Exercise brief - Leave out the pictures and transcribe everything else exactly.

Source material -

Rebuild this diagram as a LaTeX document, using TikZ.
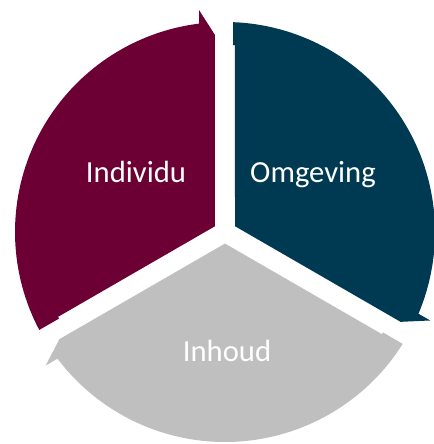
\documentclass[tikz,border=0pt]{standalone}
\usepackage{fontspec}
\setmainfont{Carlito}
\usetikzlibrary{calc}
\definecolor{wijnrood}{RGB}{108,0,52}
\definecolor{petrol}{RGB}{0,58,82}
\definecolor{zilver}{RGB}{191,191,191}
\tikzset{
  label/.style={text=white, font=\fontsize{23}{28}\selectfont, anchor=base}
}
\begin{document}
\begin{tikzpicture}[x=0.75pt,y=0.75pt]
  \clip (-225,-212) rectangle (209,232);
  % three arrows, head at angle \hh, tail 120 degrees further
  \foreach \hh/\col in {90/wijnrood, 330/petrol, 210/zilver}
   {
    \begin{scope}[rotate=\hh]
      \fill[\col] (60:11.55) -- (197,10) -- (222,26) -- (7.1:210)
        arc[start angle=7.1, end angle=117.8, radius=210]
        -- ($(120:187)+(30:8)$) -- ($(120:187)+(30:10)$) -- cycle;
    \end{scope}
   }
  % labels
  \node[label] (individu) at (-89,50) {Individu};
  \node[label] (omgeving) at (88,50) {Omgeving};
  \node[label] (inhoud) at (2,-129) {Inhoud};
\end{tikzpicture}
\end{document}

The response -
Rebuild this diagram as a LaTeX document, using TikZ.
\documentclass[tikz,border=0pt]{standalone}
\usepackage{fontspec}
\setmainfont{Carlito}
\usetikzlibrary{calc}
\definecolor{wijnrood}{RGB}{108,0,52}
\definecolor{petrol}{RGB}{0,58,82}
\definecolor{zilver}{RGB}{191,191,191}
\tikzset{
  label/.style={text=white, font=\fontsize{23}{28}\selectfont, anchor=base}
}
\begin{document}
\begin{tikzpicture}[x=0.75pt,y=0.75pt]
  \clip (-225,-212) rectangle (209,232);
  % three arrows, head at angle \hh, tail 120 degrees further
  \foreach \hh/\col in {90/wijnrood, 330/petrol, 210/zilver}
   {
    \begin{scope}[rotate=\hh]
      \fill[\col] (60:11.55) -- (197,10) -- (222,26) -- (7.1:210)
        arc[start angle=7.1, end angle=117.8, radius=210]
        -- ($(120:187)+(30:8)$) -- ($(120:187)+(30:10)$) -- cycle;
    \end{scope}
   }
  % labels
  \node[label] (individu) at (-89,50) {Individu};
  \node[label] (omgeving) at (88,50) {Omgeving};
  \node[label] (inhoud) at (2,-129) {Inhoud};
\end{tikzpicture}
\end{document}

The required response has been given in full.